HALLOWEEKEND BABEY!!! i got invited to TWO (2!!!!) halloween parties this weekend. literally nothing like a theater kid halloween party it was a good time. my two costumes were freddy fazbear (friday) and gideon nav (saturday). i slayed gideon so hard it was a really good costume but only like 3 people i know have actually read gideon the ninth lol (ONLY COOL PEOPLE GET IT those who dont im sorry for your loss i guess). BUT people kept not being able to recognize me under the gideon face paint tho :( jumpscaring my friends BOO its me. i started keeping a tally of who knew me on sight and who didn't lmao.

tbh the party i went to saturday was an annual club event i've gone to every year since i was a freshman and tbh this year was the lamest i've ever seen it. this year there are a LOT of new members and not as many returning members as usual, and i feel like there's been an unusual divide between the "play" members of the club and the "musical" members because no one fucking knows each other. idk i am a former musical member who converted to play ways this semester so maybe its just the different perspective, but the vibes were weird last night

aaaaanyway I SAW FIVE NIGHTS AT FREDDYS TODAY!! sooooo silly soooo goofy. it was sooooo bad and i had so much fun. i love going to movie theaters the collective audience reactions whenever anything fanservicy happened was electric. the GASP when springtrap walked in was just incredible.

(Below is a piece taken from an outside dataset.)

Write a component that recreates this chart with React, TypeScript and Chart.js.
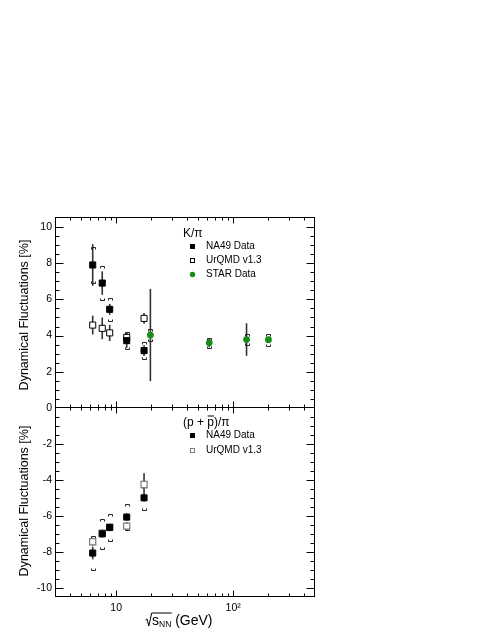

ALSO THE PRACTICAL EFFECTS???? OBSESSED. i lowkey wished they had stuck more to the game-accurate lore but tbh who gives a shit it was a good time

also... update on the illness, i'm doing a lot better, not rly sick anymore but the cough is not going away (i am just a smidge chronically ill i think this happens a lot). i have a doctors appointment tomorrow to make sure i don't have pneumonia lol. but i think i dont, i'm mostly 100%! yaaaay

by my troth i am sick

october 25, '23

turns out i am exceeding ill, heigh ho for real actually

i've come down with the sickness and by sickness i mean i can't stop coughing and its been 9 days :/ this sucks im miserable. i love this i finally get free time and i immediately become bedridden like a little victorian child. fml

post show depression

october 16, '23

i am exceeding ill, heigh ho

last night was closing night for much ado and i cannot overstate that i have never had a theater experience as profound as this one. sick and twisted to make me go to rehearsals every day and form a bond with this cast and crew only for it to just be... over. my brain is malfunctioning not understanding why i am not at the theater right now lmao. we partied again last night and i was able to mostly hold it together but unfortunatley i did lowkey start sobbing in my english class today while discussing mary wollstonecraft & grief. i swear i have ever felt a post show depression worse than this. i kept a piece of the set that i painted and i got everybody's signatures on the back :') keeping myself going knowing my theater club's halloween party is in 2 weeks and i'll get to see my beloved cast and crew again soon.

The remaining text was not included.